What you have to do: Take the lines of the data below from the very first through the line containing "plt.rcParams['mathtext.fontset'] = 'stix'" and output them exactly, pictures excluded.

Data extract:
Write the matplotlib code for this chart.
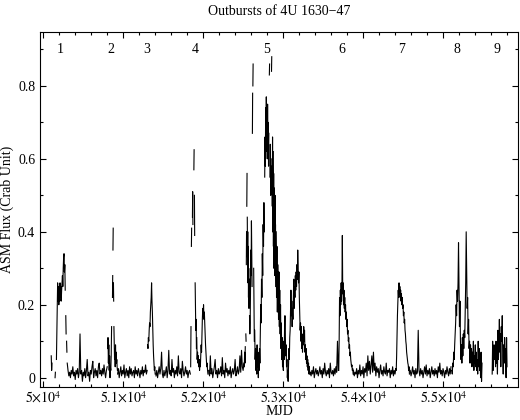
import numpy as np
import matplotlib
matplotlib.use("Agg")
import matplotlib.pyplot as plt
from matplotlib.ticker import MultipleLocator, FixedLocator, FixedFormatter

plt.rcParams['font.family'] = ['Liberation Serif', 'DejaVu Serif']
plt.rcParams['mathtext.fontset'] = 'stix'

# DATA - ASM light curve
# every segment: (first MJD, days between points, flux values); segments are separated by gaps

pre_burst = [
    (50100, 5, [0.06, 0.02, 0.04]),
    (50148, 4, [0.0, 0.015]),
]

burst1 = [
    (50165, 5, [0.05, 0.12, 0.20, 0.26, 0.21, 0.25, 0.20, 0.24, 0.21, 0.26,
                0.22, 0.25, 0.21, 0.24, 0.26, 0.28, 0.25, 0.30, 0.33, 0.34,
                0.29, 0.31, 0.24]),
    (50282, 4, [0.17, 0.12]),
    (50292, 4, [0.10, 0.07]),
]

quiet1 = [
    (50300, 10, [0.04, 0.02, 0.005, 0.015, 0.0, 0.02, 0.01, 0.03, 0.005, 0.015,
                 -0.005, 0.02, 0.01, 0.025, 0.0, 0.015, 0.12, 0.01, 0.02, -0.01,
                 0.015, 0.005, 0.025, 0.0, 0.02, 0.05, 0.005, 0.015, -0.01, 0.02,
                 0.01, 0.03, 0.045, 0.0, 0.015, 0.025, 0.005, 0.02, 0.0, 0.03,
                 0.04, 0.01, 0.02, 0.005, 0.025, 0.01, 0.035, 0.015, 0.0, 0.02,
                 0.03]),
]

burst2 = [
    (50805, 5, [0.08, 0.11, 0.04, 0.09, 0.02, 0.06, 0.0, 0.03, 0.02, 0.06, 0.14]),
    (50866, 3, [0.22, 0.28]),
    (50872, 3, [0.35, 0.41]),
    (50878, 3, [0.26, 0.21]),
    (50884, 4, [0.14, 0.10, 0.05, 0.08, 0.03, 0.09, 0.05, 0.07, 0.04, 0.05, 0.03, 0.02]),
]

quiet2 = [
    (50930, 10, [0.01, 0.025, 0.0, 0.015, 0.03, 0.005, 0.02, 0.01, 0.035, 0.0,
                 0.015, 0.025, 0.005, 0.02, 0.0, 0.03, 0.01, 0.025, 0.005, 0.015,
                 0.02, 0.0, 0.03, 0.01, 0.02, 0.005, 0.025, 0.015, 0.0, 0.02,
                 0.01, 0.03, 0.005, 0.02, 0.015, 0.035, 0.01, 0.02]),
]

burst3 = [
    (51305, 5, [0.09, 0.08, 0.11, 0.10, 0.13, 0.15, 0.14, 0.18, 0.20, 0.22,
                0.26, 0.21, 0.18, 0.13, 0.09, 0.06, 0.04, 0.02, 0.03, 0.01]),
]

quiet3 = [
    (51410, 10, [0.005, 0.02, 0.0, 0.015, 0.03, 0.01, 0.025, 0.07, 0.01, 0.0,
                 0.02, 0.005, 0.015, 0.03, 0.0, 0.02, 0.075, 0.01, 0.02, 0.005,
                 0.05, 0.015, 0.025, 0.0, 0.02, 0.01, 0.03, 0.005, 0.06, 0.015,
                 0.01, 0.025, 0.0, 0.045, 0.02, 0.005, 0.015, 0.03, 0.01, 0.02,
                 0.0, 0.015, 0.02, 0.01]),
]

burst4 = [
    (51844, 4, [0.03, 0.14]),
    (51853, 3, [0.36, 0.41]),
    (51866, 3, [0.44, 0.51, 0.42]),
    (51884, 3, [0.57, 0.625]),
    (51891, 3, [0.50, 0.39]),
    (51900, 4, [0.26, 0.20, 0.13, 0.16, 0.08]),
    (51920, 5, [0.11, 0.05, 0.07, 0.04, 0.06, 0.03, 0.05, 0.02, 0.04, 0.03,
                0.06, 0.09, 0.07, 0.12, 0.16, 0.19, 0.17, 0.20, 0.16, 0.18,
                0.15, 0.12, 0.09, 0.07, 0.05, 0.03, 0.04, 0.02, 0.01]),
]

quiet4 = [
    (52070, 10, [0.02, 0.005, 0.06, 0.01, 0.025, 0.0, 0.015, 0.03, 0.05, 0.01,
                 0.02, 0.0, 0.025, 0.01, 0.015, 0.03, 0.005, 0.055, 0.01, 0.02,
                 0.0, 0.04, 0.015, 0.025, 0.005, 0.02, 0.01, 0.03, 0.0, 0.015,
                 0.025, 0.01, 0.02, 0.05, 0.005, 0.015, 0.03, 0.01, 0.02, 0.06,
                 0.015, 0.075, 0.03, 0.02, 0.04]),
]

burst5 = [
    (52515, 4, [0.03, 0.07, 0.04, 0.085]),
    (52534, 3, [0.12, 0.10]),
    (52540, 3, [0.31, 0.40]),
    (52546, 3, [0.47, 0.56]),
    (52552, 3, [0.44, 0.33, 0.40, 0.26, 0.36, 0.22, 0.30, 0.19, 0.27]),
    (52580, 4, [0.17, 0.12, 0.15, 0.23, 0.35, 0.28, 0.43, 0.33, 0.25]),
    (52616, 3, [0.67, 0.78]),
    (52622, 3, [0.80, 0.86]),
    (52632, 4, [0.30, 0.18, 0.10]),
    (52645, 5, [0.13, 0.05, 0.08, 0.02, 0.06, 0.01, 0.09, 0.03, 0.07, 0.0,
                0.05, 0.02, 0.08, 0.04, 0.13, 0.20, 0.15, 0.27, 0.22, 0.34,
                0.28, 0.42, 0.36, 0.48, 0.40]),
    (52770, 4, [0.55, 0.66, 0.58, 0.74, 0.62, 0.77, 0.68, 0.72, 0.60, 0.75,
                0.63, 0.70, 0.58, 0.67]),
    (52828, 3, [0.83, 0.86]),
    (52835, 5, [0.55, 0.64, 0.50, 0.60]),
    (52855, 3, [0.84, 0.88]),
    (52862, 3, [0.58, 0.47, 0.66, 0.40]),
    (52876, 3, [0.62, 0.36, 0.56, 0.30, 0.52]),
    (52893, 3, [0.45, 0.28, 0.50, 0.33, 0.42, 0.25]),
    (52913, 5, [0.40, 0.22, 0.36, 0.18, 0.31, 0.26, 0.16, 0.29, 0.14, 0.24,
                0.12, 0.20, 0.08, 0.15, 0.05, 0.11, 0.03, 0.09, 0.02, 0.10,
                0.05, 0.13, 0.17, 0.12, 0.06, 0.09, 0.03, 0.05, 0.0, 0.02,
                -0.01, 0.04, 0.08, 0.05, 0.11, 0.13, 0.19, 0.24, 0.17, 0.21,
                0.14, 0.19, 0.16, 0.22, 0.27, 0.19, 0.25, 0.22, 0.28, 0.24,
                0.29, 0.25, 0.31, 0.27, 0.35, 0.30, 0.26, 0.29, 0.22, 0.18,
                0.13, 0.15, 0.10, 0.14, 0.08, 0.10, 0.07, 0.12, 0.09, 0.14,
                0.10, 0.13, 0.07, 0.09, 0.05, 0.08, 0.04, 0.06, 0.03, 0.05,
                0.02, 0.04, 0.01, 0.03, 0.01]),
]

quiet5 = [
    (53340, 10, [0.015, 0.005, 0.02, 0.01, 0.03, 0.0, 0.015, 0.025, 0.01, 0.02,
                 0.005, 0.015, 0.03, 0.01, 0.02, 0.0, 0.025, 0.01, 0.04, 0.015,
                 0.005, 0.02, 0.01, 0.025, 0.0, 0.04, 0.015, 0.01, 0.02, 0.005,
                 0.025, 0.01, 0.03, 0.015, 0.10, 0.02]),
]

burst6 = [
    (53696, 5, [0.02, 0.10, 0.22, 0.17, 0.24, 0.20, 0.26, 0.21, 0.25, 0.39,
                0.23, 0.26, 0.20, 0.24, 0.19, 0.22, 0.18, 0.20, 0.16, 0.18,
                0.14, 0.16, 0.12, 0.13, 0.10, 0.11, 0.08, 0.09, 0.06, 0.07,
                0.05, 0.04, 0.03, 0.035, 0.02, 0.025, 0.01]),
]

quiet6 = [
    (53880, 10, [0.02, 0.005, 0.015, 0.01, 0.025, 0.0, 0.02, 0.01, 0.035, 0.005,
                 0.02, 0.01, 0.03, 0.0, 0.025, 0.015, 0.04, 0.005, 0.06, 0.02,
                 0.045, 0.01, 0.035, 0.06, 0.015, 0.07, 0.02, 0.04, 0.005, 0.03,
                 0.015, 0.025, 0.0, 0.02, 0.035, 0.01, 0.02, 0.005, 0.03, 0.015,
                 0.01, 0.04, 0.005, 0.02, 0.015, 0.025, 0.0, 0.02, 0.01, 0.03,
                 0.005, 0.02, 0.01, 0.025]),
]

burst7 = [
    (54415, 5, [0.02, 0.06, 0.12, 0.17, 0.21, 0.24, 0.22, 0.26, 0.23, 0.25,
                0.22, 0.24, 0.21, 0.23, 0.20, 0.22, 0.19, 0.20, 0.17, 0.18,
                0.15, 0.16, 0.13, 0.12, 0.10, 0.09, 0.07, 0.06, 0.05, 0.04,
                0.035, 0.02, 0.03, 0.01]),
]

quiet7 = [
    (54590, 10, [0.02, 0.005, 0.015, 0.03, 0.01, 0.02, 0.0, 0.025, 0.01, 0.015,
                 0.13, 0.02, 0.005, 0.025, 0.01, 0.02, 0.0, 0.015, 0.03, 0.01,
                 0.035, 0.005, 0.02, 0.01, 0.025, 0.0, 0.015, 0.03, 0.01, 0.02,
                 0.005, 0.025, 0.01, 0.02, 0.0, 0.03, 0.015, 0.04, 0.01, 0.02,
                 0.005, 0.025, 0.015, 0.0, 0.02, 0.01, 0.03, 0.015, 0.005, 0.025,
                 0.01, 0.03]),
]

burst8 = [
    (55110, 6, [0.02, 0.01, 0.04, 0.03, 0.07, 0.05, 0.09, 0.12, 0.15, 0.20,
                0.17, 0.24, 0.21, 0.26, 0.37, 0.25, 0.14, 0.21, 0.10, 0.05,
                0.09, 0.04, 0.11, 0.06, 0.12, 0.08, 0.13, 0.11, 0.18, 0.26,
                0.40, 0.30, 0.19, 0.22, 0.12, 0.16, 0.08, 0.10, 0.04, 0.09,
                0.05, 0.08, 0.03, 0.07, 0.05, 0.10, 0.02, 0.06, 0.04, 0.09,
                0.03, 0.07, 0.02, 0.05, 0.01, 0.10, 0.03, 0.08, 0.02, 0.06,
                0.0, 0.07, -0.01, 0.04]),
]

burst9 = [
    (55615, 6, [0.01, 0.10, 0.02, 0.06, 0.09, 0.05, 0.08, 0.03, 0.10, 0.04,
                0.07, 0.01, 0.13, 0.05, 0.09, 0.16, 0.07, 0.12, 0.03, 0.14,
                0.10, 0.17, 0.06, 0.01, 0.09, 0.04, 0.11, 0.05, 0.08, 0.0,
                0.11, 0.03]),
]

burst_names = ['1', '2', '3', '4', '5', '6', '7', '8', '9']
burst_mjd = [50212, 50850, 51296, 51900, 52796, 53733, 54483, 55171, 55679]

all_segments = (pre_burst + burst1 + quiet1 + burst2 + quiet2 + burst3 + quiet3 +
                burst4 + quiet4 + burst5 + quiet5 + burst6 + quiet6 + burst7 +
                quiet7 + burst8 + burst9)


# join the segments into one curve, with a nan between them for the gaps
def build_curve(segments):
    mjd, flux = [], []
    for start, step, values in segments:
        mjd += [start + step * i for i in range(len(values))]
        flux += values
        mjd.append(np.nan)
        flux.append(np.nan)
    return np.array(mjd), np.array(flux)


mjd, flux = build_curve(all_segments)

fig = plt.figure(figsize=(5.2, 4.2), dpi=100)
ax = fig.add_axes([0.077, 0.079, 0.919, 0.845])

ax.plot(mjd, flux, color='black', lw=0.8)

for name, x in zip(burst_names, burst_mjd):
    ax.text(x, 0.899, name, ha='center', va='center', fontsize=10)

ax.set_xlim(49960, 55937)
ax.set_ylim(-0.025, 0.948)

xticks = [50000, 51000, 52000, 53000, 54000, 55000]
xlabels = [r'$5{\times}10^4$', r'$5.1{\times}10^4$', r'$5.2{\times}10^4$',
           r'$5.3{\times}10^4$', r'$5.4{\times}10^4$', r'$5.5{\times}10^4$']
ax.xaxis.set_major_locator(FixedLocator(xticks))
ax.xaxis.set_major_formatter(FixedFormatter(xlabels))
ax.xaxis.set_minor_locator(MultipleLocator(200))

yticks = [0, 0.2, 0.4, 0.6, 0.8]
ylabels = ['0', '0.2', '0.4', '0.6', '0.8']
ax.yaxis.set_major_locator(FixedLocator(yticks))
ax.yaxis.set_major_formatter(FixedFormatter(ylabels))
ax.yaxis.set_minor_locator(MultipleLocator(0.1))

ax.tick_params(which='both', direction='in', top=True, right=True, labelsize=10, width=0.8)
ax.tick_params(which='major', length=4)
ax.tick_params(which='minor', length=2)
ax.tick_params(axis='x', which='major', pad=2)
for sp in ax.spines.values():
    sp.set_linewidth(0.8)

ax.set_xlabel('MJD', fontsize=10, labelpad=0)
ax.set_ylabel('ASM Flux (Crab Unit)', fontsize=10, labelpad=3)
ax.set_title('Outbursts of 4U 1630\u221247', fontsize=10, pad=12)

fig.savefig('out.png', dpi=100)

Response to the task:
Write the matplotlib code for this chart.
import numpy as np
import matplotlib
matplotlib.use("Agg")
import matplotlib.pyplot as plt
from matplotlib.ticker import MultipleLocator, FixedLocator, FixedFormatter

plt.rcParams['font.family'] = ['Liberation Serif', 'DejaVu Serif']
plt.rcParams['mathtext.fontset'] = 'stix'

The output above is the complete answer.